### Materials provided

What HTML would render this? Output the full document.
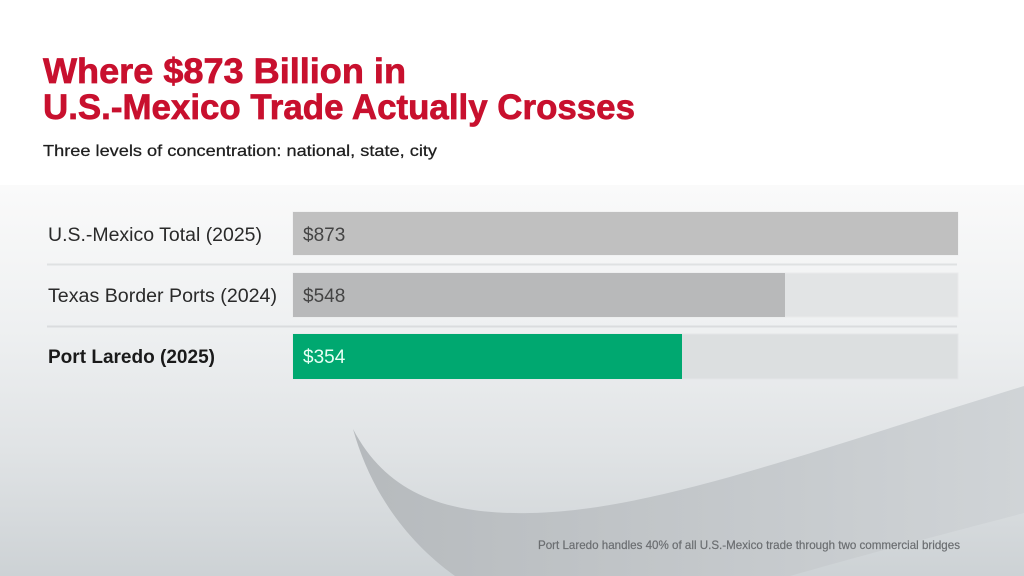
<!DOCTYPE html>
<html>
<head>
<meta charset="utf-8">
<style>
  html,body{margin:0;padding:0;background:#fff;}
  svg{display:block;}
</style>
</head>
<body>
<svg width="1024" height="576" viewBox="0 0 1024 576" xmlns="http://www.w3.org/2000/svg">
  <defs>
    <linearGradient id="bg" x1="0" y1="0" x2="0" y2="1" gradientUnits="objectBoundingBox">
      <stop offset="0" stop-color="#fafafa"/>
      <stop offset="0.37" stop-color="#eef0f1"/>
      <stop offset="0.68" stop-color="#e0e3e5"/>
      <stop offset="1" stop-color="#cdd2d5"/>
    </linearGradient>
    <linearGradient id="sw" x1="353" y1="0" x2="1024" y2="0" gradientUnits="userSpaceOnUse">
      <stop offset="0" stop-color="#b6babd"/>
      <stop offset="0.35" stop-color="#bfc3c6"/>
      <stop offset="1" stop-color="#d0d4d7"/>
    </linearGradient>
  </defs>

  <!-- background -->
  <rect x="0" y="0" width="1024" height="185" fill="#ffffff"/>
  <rect x="0" y="185" width="1024" height="391" fill="url(#bg)"/>

  <!-- swoosh -->
  <path d="M353,429 C385,490 440,515 530,513 C650,511 800,455 1024,386 L1024,513 C940,535 860,556 790,576 L455,576 C405,540 370,490 353,429 Z" fill="url(#sw)"/>

  <!-- title -->
  <g font-family="'Liberation Sans', sans-serif" font-weight="bold" fill="#c8102e" stroke="#c8102e" stroke-width="0.7" font-size="35">
    <text x="43" y="83" textLength="363" lengthAdjust="spacingAndGlyphs">Where $873 Billion in</text>
    <text x="43" y="119" textLength="592" lengthAdjust="spacingAndGlyphs">U.S.-Mexico Trade Actually Crosses</text>
  </g>
  <text x="43" y="156" font-family="'Liberation Sans', sans-serif" font-size="16" fill="#1e1e1e" stroke="#1e1e1e" stroke-width="0.25" textLength="394" lengthAdjust="spacingAndGlyphs">Three levels of concentration: national, state, city</text>

  <!-- separators -->
  <line x1="47" y1="264.5" x2="957" y2="264.5" stroke="#dfe1e2" stroke-width="2"/>
  <line x1="47" y1="326.5" x2="957" y2="326.5" stroke="#dadcde" stroke-width="2"/>

  <!-- tracks -->
  <rect x="293" y="212" width="665" height="43" fill="#e6e7e8" stroke="#ededee" stroke-width="1"/>
  <rect x="293" y="273" width="665" height="44" fill="#e2e4e5" stroke="#eaeaeb" stroke-width="1"/>
  <rect x="293" y="334" width="665" height="45" fill="#dcdfe0" stroke="#e4e6e7" stroke-width="1"/>

  <!-- bars -->
  <rect x="293" y="212" width="665" height="43" fill="#c0c0c0"/>
  <rect x="293" y="273" width="492" height="44" fill="#b8b9ba"/>
  <rect x="293" y="334" width="389" height="45" fill="#00a870"/>

  <!-- labels -->
  <g font-family="'Liberation Sans', sans-serif" font-size="19" fill="#2a2a2a">
    <text x="48" y="241" textLength="214" lengthAdjust="spacingAndGlyphs">U.S.-Mexico Total (2025)</text>
    <text x="48" y="302" textLength="229" lengthAdjust="spacingAndGlyphs">Texas Border Ports (2024)</text>
    <text x="48" y="363" font-weight="bold" fill="#1a1a1a" textLength="167" lengthAdjust="spacingAndGlyphs">Port Laredo (2025)</text>
  </g>

  <!-- values -->
  <g font-family="'Liberation Sans', sans-serif" font-size="19">
    <text x="303" y="241" fill="#444444">$873</text>
    <text x="303" y="302" fill="#444444">$548</text>
    <text x="303" y="363" fill="#e8fff4">$354</text>
  </g>

  <!-- footnote -->
  <text x="538" y="549" font-family="'Liberation Sans', sans-serif" font-size="12" fill="#6b6e71" stroke="#6b6e71" stroke-width="0.2" textLength="422" lengthAdjust="spacingAndGlyphs">Port Laredo handles 40% of all U.S.-Mexico trade through two commercial bridges</text>
</svg>
</body>
</html>
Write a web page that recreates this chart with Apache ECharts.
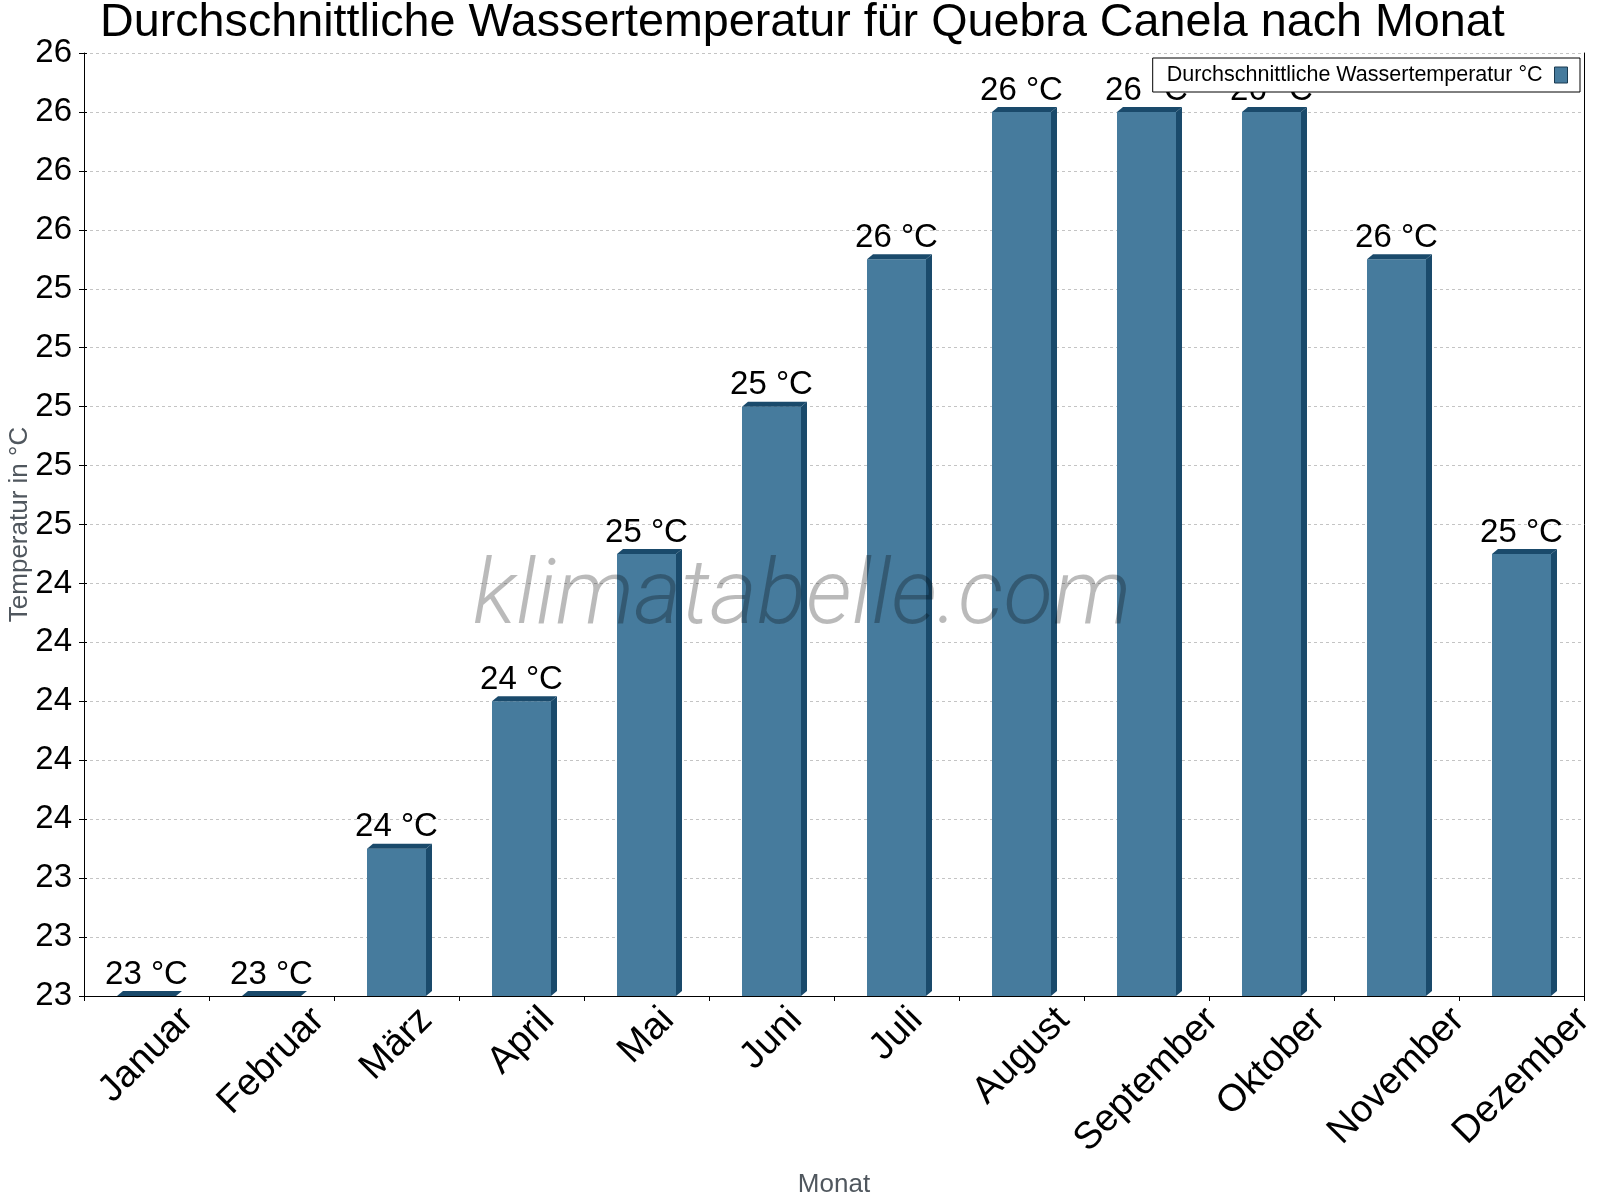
<!DOCTYPE html>
<html><head><meta charset="utf-8">
<script src="https://cdn.jsdelivr.net/npm/echarts@6/dist/echarts.min.js"></script>
<style>html,body{margin:0;padding:0;background:#fff}#c{width:1600px;height:1200px}</style>
</head><body><div id="c"></div>
<script>
const months = ['Januar','Februar','März','April','Mai','Juni','Juli','August','September','Oktober','November','Dezember'];
const waterTemp = [23.0,23.0,23.5,24.0,24.5,25.0,25.5,26.0,26.0,26.0,25.5,24.5];
const yMin = 23, yMax = 26.2, yStep = 0.2;
const titleText = 'Durchschnittliche Wassertemperatur für Quebra Canela nach Monat';
const seriesName = 'Durchschnittliche Wassertemperatur °C';
const yAxisName = 'Temperatur in °C';
const xAxisName = 'Monat';
const watermark = 'klimatabelle.com';

const FONT = 'Liberation Sans';
const front = '#467B9D', dark = '#1A4A6B';
const labelSize = 33;
const xLabelSize = 38;
const mctx = document.createElement('canvas').getContext('2d');
mctx.font = xLabelSize + 'px "' + FONT + '"';
function tw(t){ return mctx.measureText(t).width; }

const chart = echarts.init(document.getElementById('c'));
chart.setOption({
  animation: false,
  backgroundColor: '#fff',
  title: { text: titleText, left: 100, top: 0, padding: 0,
    textStyle: { fontFamily: FONT, fontSize: 46.7, fontWeight: 'normal', color: '#000' } },
  legend: {
    data: [{ name: seriesName, icon: 'rect' }],
    right: 20, top: 58, align: 'right', itemWidth: 13, itemHeight: 16,
    padding: [6, 12, 6, 14], borderColor: '#000', borderWidth: 1, backgroundColor: '#fff',
    textStyle: { fontFamily: FONT, fontSize: 21.5, color: '#000', lineHeight: 22, padding: [0, 7, 0, 0] },
    itemStyle: { borderColor: '#1a3a50', borderWidth: 1 }
  },
  grid: { left: 84, right: 16, top: 53, bottom: 204, containLabel: false, outerBoundsMode: 'none' },
  xAxis: {
    type: 'category', data: months,
    name: xAxisName, nameLocation: 'middle', nameGap: 176, nameMoveOverlap: false,
    nameTextStyle: { fontFamily: FONT, fontSize: 26, color: '#50575e' },
    axisLine: { lineStyle: { color: '#000', width: 1 } },
    axisTick: { show: true, length: 5, lineStyle: { color: '#000' } },
    axisLabel: { show: false },
    splitLine: { show: false }
  },
  yAxis: [
    { type: 'value', min: yMin, max: yMax, interval: yStep, position: 'left',
      name: yAxisName, nameLocation: 'middle', nameGap: 51, nameRotate: 90, nameMoveOverlap: false,
      nameTextStyle: { fontFamily: FONT, fontSize: 26, color: '#50575e' },
      axisLine: { show: true, lineStyle: { color: '#000', width: 1 } },
      axisTick: { show: true, length: 5, lineStyle: { color: '#000' } },
      axisLabel: { margin: 12, fontFamily: FONT, fontSize: labelSize, color: '#000',
        formatter: v => String(Math.round(v)) },
      splitLine: { show: true, lineStyle: { color: '#c4c4c4', width: 1, type: [3, 3] } }
    },
    { type: 'value', min: yMin, max: yMax, interval: yStep, position: 'right',
      axisLine: { show: true, lineStyle: { color: '#000', width: 1 } },
      axisTick: { show: false }, axisLabel: { show: false }, splitLine: { show: false } },
    { type: 'value', min: yMin, max: yMax, interval: yStep, position: 'left',
      axisLine: { show: false },
      axisTick: { show: true, inside: true, length: 3, lineStyle: { color: '#000' } },
      axisLabel: { show: false }, splitLine: { show: false } }
  ],
  graphic: [{
    type: 'text', x: 802, y: 600, z: 100, silent: true,
    style: { text: watermark, fontSize: 91, fontFamily: 'Roboto', fontStyle: 'italic', fontWeight: 300,
      fill: 'rgba(0,0,0,0.27)', align: 'center', verticalAlign: 'middle' }
  }],
  series: [
    { name: seriesName, type: 'bar', data: waterTemp, barWidth: 59,
      itemStyle: { color: front },
      label: { show: true, position: 'top', distance: 5, fontFamily: FONT, fontSize: labelSize, color: '#000',
        formatter: p => Math.round(p.value) + ' °C' }
    },
    { name: 'depth', type: 'custom', silent: true, clip: false, z: 3,
      data: waterTemp.map((v, i) => [i, v]),
      encode: { x: 0, y: 1 },
      renderItem: (params, api) => {
        const i = api.value(0), v = api.value(1);
        const t = api.coord([i, v]), b = api.coord([i, yMin]);
        const hw = 29.5, dx = 6, dy = 5;
        const x0 = t[0] - hw, x1 = t[0] + hw;
        return { type: 'group', children: [
          { type: 'polygon', shape: { points: [[x0, t[1]], [x0 + dx, t[1] - dy], [x1 + dx, t[1] - dy], [x1, t[1]]] }, style: { fill: dark } },
          { type: 'polygon', shape: { points: [[x1, t[1]], [x1 + dx, t[1] - dy], [x1 + dx, b[1] - dy], [x1, b[1]]] }, style: { fill: dark } }
        ] };
      }
    },
    { name: 'monthLabels', type: 'custom', silent: true, clip: false,
      data: months.map((m, i) => [i, yMin]),
      encode: { x: 0, y: 1 },
      renderItem: (params, api) => {
        const i = api.value(0);
        const p = api.coord([i, yMin]);
        const t = months[i];
        const half = (tw(t) + xLabelSize * 0.75) * Math.SQRT1_2 / 2;
        return { type: 'text', x: p[0], y: p[1] + 8 + half, rotation: Math.PI / 4,
          style: { text: t, x: 0, y: 0, align: 'center', verticalAlign: 'middle',
            fontFamily: FONT, fontSize: xLabelSize, fill: '#000' } };
      }
    }
  ]
});
</script>
</body></html>
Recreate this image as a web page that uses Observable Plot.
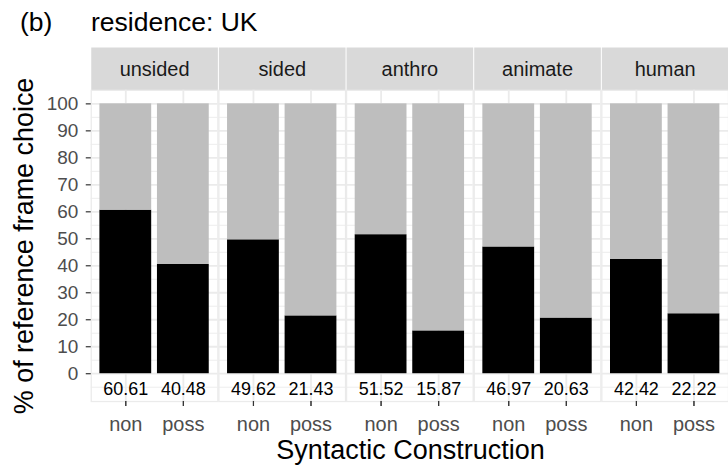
<!DOCTYPE html>
<html>
<head>
<meta charset="utf-8">
<script src="https://cdn.jsdelivr.net/npm/d3@7"></script>
<script src="https://cdn.jsdelivr.net/npm/@observablehq/plot@0.6"></script>
<style>
  html, body { margin: 0; padding: 0; background: #fff; overflow: hidden; }
  body { width: 728px; height: 466px; font-family: "Liberation Sans", Arial, sans-serif; }
  #head { position: relative; height: 44px; }
  #head span { position: absolute; top: 7px; font-size: 26.5px; line-height: 30px; color: #000; white-space: nowrap; }
  #foot { height: 30px; width: 639px; padding-left: 91px; text-align: center; font-size: 27px; line-height: 30px; color: #000; white-space: nowrap; }
  #chart svg { display: block; }
</style>
</head>
<body>
<div id="head"><span style="left:20px">(b)</span><span style="left:91px">residence: UK</span></div>
<div id="chart"></div>
<div id="foot">Syntactic Construction</div>
<script>
// Share (%) of each reference frame choice by noun type and construction
const categories = ["unsided", "sided", "anthro", "animate", "human"];
const constructions = ["non", "poss"];
const nonValues = [60.61, 49.62, 51.52, 46.97, 42.42];
const possValues = [40.48, 21.43, 15.87, 20.63, 22.22];
const yTicks = [0, 10, 20, 30, 40, 50, 60, 70, 80, 90, 100];

const fmt = d3.format(".2f");

// One row per bar: the black part is the value, the grey part the remaining share
const table = categories.flatMap((cat, i) => [
  {cat, con: "non", value: nonValues[i]},
  {cat, con: "poss", value: possValues[i]}
]);
const stacked = table.flatMap(d => [
  {cat: d.cat, con: d.con, part: "chosen", share: d.value},
  {cat: d.cat, con: d.con, part: "other", share: 100 - d.value}
]);
const minorTicks = [-5, ...yTicks.slice(1).map(t => t - 5)];

const panelHeight = 312;
const stripHeight = 43;
const firstPanel = () => categories[0];

const chart = Plot.plot({
  width: 730,
  height: 392,
  marginTop: 46,
  marginBottom: 34,
  marginLeft: 91,
  marginRight: 0,
  style: {fontFamily: "'Liberation Sans', Arial, sans-serif", background: "#fff", overflow: "visible"},
  fx: {domain: categories, paddingInner: 0.008, paddingOuter: 0, axis: null, round: false},
  x: {domain: constructions, paddingInner: 0.1, paddingOuter: 0.15, round: false},
  y: {domain: [-10.3, 105]},
  color: {domain: ["chosen", "other"], range: ["#000000", "#BEBEBE"]},
  marks: [
    // facet strips
    Plot.frame({fill: "#D9D9D9", insetTop: -stripHeight, insetBottom: panelHeight}),
    Plot.text(categories, {fx: d => d, text: d => d, frameAnchor: "top", dy: -14, lineAnchor: "bottom", fontSize: 20, fill: "#1A1A1A"}),
    // grid
    Plot.ruleY(minorTicks, {stroke: "#EBEBEB", strokeWidth: 0.9}),
    Plot.ruleY(yTicks, {stroke: "#EBEBEB", strokeWidth: 1.8}),
    Plot.ruleX(constructions, {x: d => d, stroke: "#EBEBEB", strokeWidth: 1.8}),
    // bars
    Plot.barY(stacked, {fx: "cat", x: "con", y: "share", fill: "part", inset: 0, order: null}),
    Plot.frame({stroke: "#EBEBEB", strokeWidth: 1.3}),
    // value labels under each bar
    Plot.text(table, {fx: "cat", x: "con", text: d => fmt(d.value), frameAnchor: "bottom", dy: -7, lineAnchor: "bottom", fontSize: 18, fill: "#000"}),
    // y axis: ticks and labels on the first panel only
    Plot.axisY({ticks: yTicks, tickSize: 5, tickFormat: () => "", stroke: "#333333", strokeWidth: 1.2, label: null}),
    Plot.text(yTicks, {fx: firstPanel, y: d => d, text: d => String(d), frameAnchor: "left", textAnchor: "end", dx: -13, fontSize: 19, fill: "#4D4D4D"}),
    // x axis under every panel
    Plot.axisX({tickSize: 5, tickPadding: 10, fontSize: 20, color: "#4D4D4D", label: null}),
    Plot.axisX({tickSize: 5, tickFormat: () => "", stroke: "#333333", strokeWidth: 1.2, label: null}),
    Plot.text(["% of reference frame choice"], {fx: firstPanel, text: d => d, frameAnchor: "left", textAnchor: "middle", rotate: -90, dx: -58, lineAnchor: "bottom", fontSize: 27, fill: "#000"})
  ]
});
document.getElementById("chart").append(chart);
</script>
</body>
</html>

######

What you should do:
Your task is to reproduce the entries above word for word, from the first line through the line with "national, state, city</text>", and please leave out any pictures.

Worked answer:
What HTML would render this? Output the full document.
<!DOCTYPE html>
<html>
<head>
<meta charset="utf-8">
<style>
  html,body{margin:0;padding:0;background:#fff;}
  svg{display:block;}
</style>
</head>
<body>
<svg width="1024" height="576" viewBox="0 0 1024 576" xmlns="http://www.w3.org/2000/svg">
  <defs>
    <linearGradient id="bg" x1="0" y1="0" x2="0" y2="1" gradientUnits="objectBoundingBox">
      <stop offset="0" stop-color="#fafafa"/>
      <stop offset="0.37" stop-color="#eef0f1"/>
      <stop offset="0.68" stop-color="#e0e3e5"/>
      <stop offset="1" stop-color="#cdd2d5"/>
    </linearGradient>
    <linearGradient id="sw" x1="353" y1="0" x2="1024" y2="0" gradientUnits="userSpaceOnUse">
      <stop offset="0" stop-color="#b6babd"/>
      <stop offset="0.35" stop-color="#bfc3c6"/>
      <stop offset="1" stop-color="#d0d4d7"/>
    </linearGradient>
  </defs>

  <!-- background -->
  <rect x="0" y="0" width="1024" height="185" fill="#ffffff"/>
  <rect x="0" y="185" width="1024" height="391" fill="url(#bg)"/>

  <!-- swoosh -->
  <path d="M353,429 C385,490 440,515 530,513 C650,511 800,455 1024,386 L1024,513 C940,535 860,556 790,576 L455,576 C405,540 370,490 353,429 Z" fill="url(#sw)"/>

  <!-- title -->
  <g font-family="'Liberation Sans', sans-serif" font-weight="bold" fill="#c8102e" stroke="#c8102e" stroke-width="0.7" font-size="35">
    <text x="43" y="83" textLength="363" lengthAdjust="spacingAndGlyphs">Where $873 Billion in</text>
    <text x="43" y="119" textLength="592" lengthAdjust="spacingAndGlyphs">U.S.-Mexico Trade Actually Crosses</text>
  </g>
  <text x="43" y="156" font-family="'Liberation Sans', sans-serif" font-size="16" fill="#1e1e1e" stroke="#1e1e1e" stroke-width="0.25" textLength="394" lengthAdjust="spacingAndGlyphs">Three levels of concentration: national, state, city</text>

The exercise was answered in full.